State power belongs, absolutely, to a single class, Balibar argues, because the state is fundamentally rooted in class antagonism and in ‘the reproduction of the whole of the conditions of this antagonism’ (p. 77) – there is no third way between the maintenance and extension of this exploitation (i.e. the class interests of the bourgeoisie) and the struggle for its abolition (i.e. the class interests of the proletariat). Thus state power is either the possession of the bourgeoisie (the dictatorship of the bourgeoisie) or the possession of the working class (the DoP). It also follows from this, Balibar comments, that because state power is rooted in, and reproduces, class exploitation and domination it is thus the possession of the ruling class as a whole and not merely or mainly any of its internal fractions. Further, there is no part of the state, or any of its functions, that lies outside the field of class determination. Balibar draws here on Lenin’s polemic against Vandervelde (that we’ve encountered in a previous post). He has in mind those Eurocommunist arguments that seem to suggest, like Vandervelde, that certain state apparatuses or functions manifest or serve a ‘general social interest’ – the state in ‘the broad sense’, in distinction from class repressive apparatuses (the state in ‘the narrow sense’) – and might thus, once the worst bits of the state are ‘lopped off’ (Engels!), serve a post-capitalist ‘universal social interest’. The whole of the state under capitalism is always absolutely the political power of the (whole) bourgeoisie.
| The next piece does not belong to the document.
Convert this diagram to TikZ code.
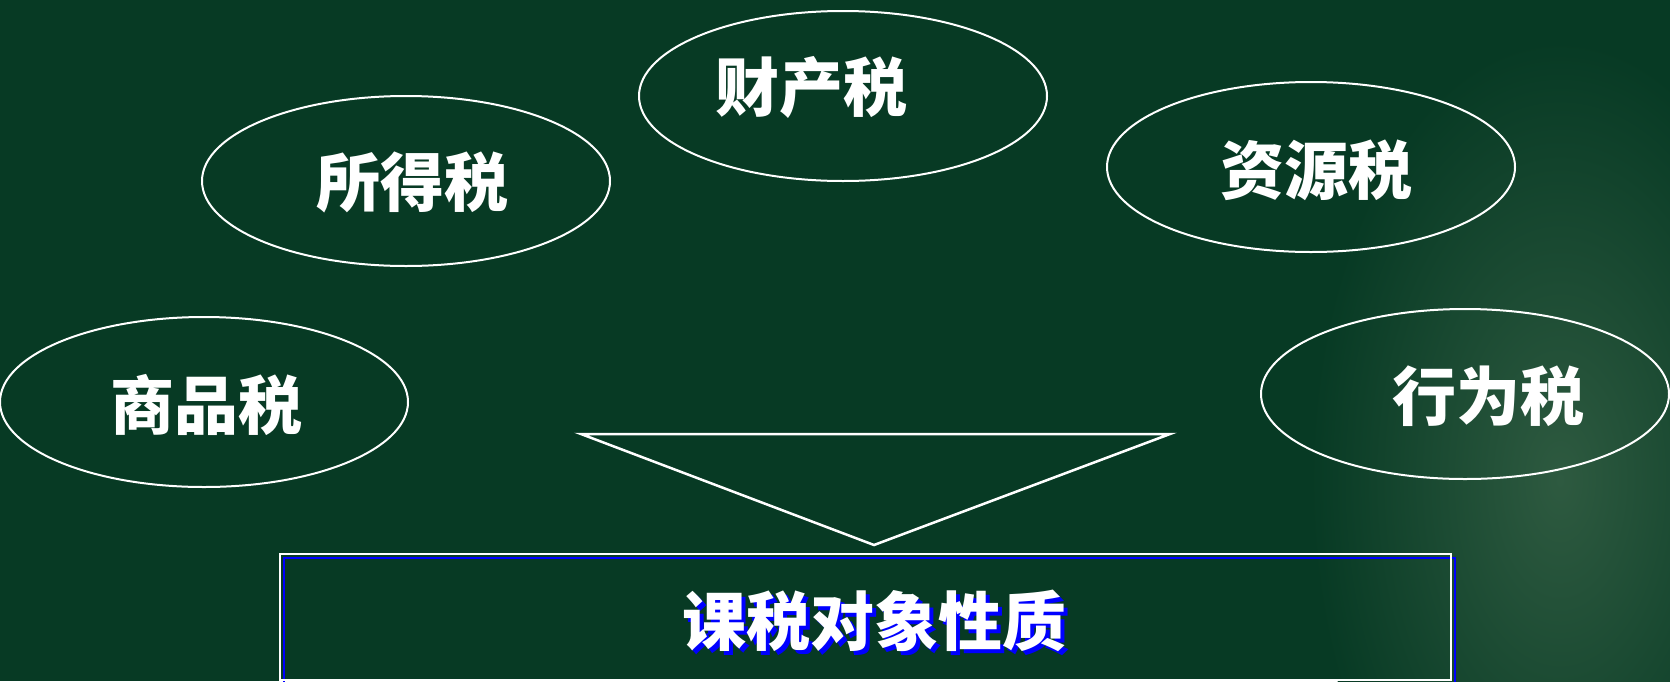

What this in turn implies, of course, as we have seen, is that the whole of the existing state apparatus (which is the material form taken by the state power of the bourgeoisie, but not purely the same thing as the underlying balance of forces) must be overthrown by the proletariat and a new one, manifesting the material-institutional form of their state power constructed in its place. Balibar insists, as Lenin does of course, that the essential pivot of opportunism is its position on the state apparatus in this respect. It’s not necessarily that opportunism deviates from classical Marxism on the abstract question of the exercise of power, or denies that the proletariat must ‘take power’, or even that it refuses to use the term ‘dictatorship of the proletariat’ – ‘Social-Democratic opportunism, from Kautsky to Plekhanov to Leon Blum, always formally referred to the “dictatorship of the proletariat”‘ (p. 89). But they did so, while ‘at the same time emptying it of its practical content, the destruction of the State apparatus’ (p. 60).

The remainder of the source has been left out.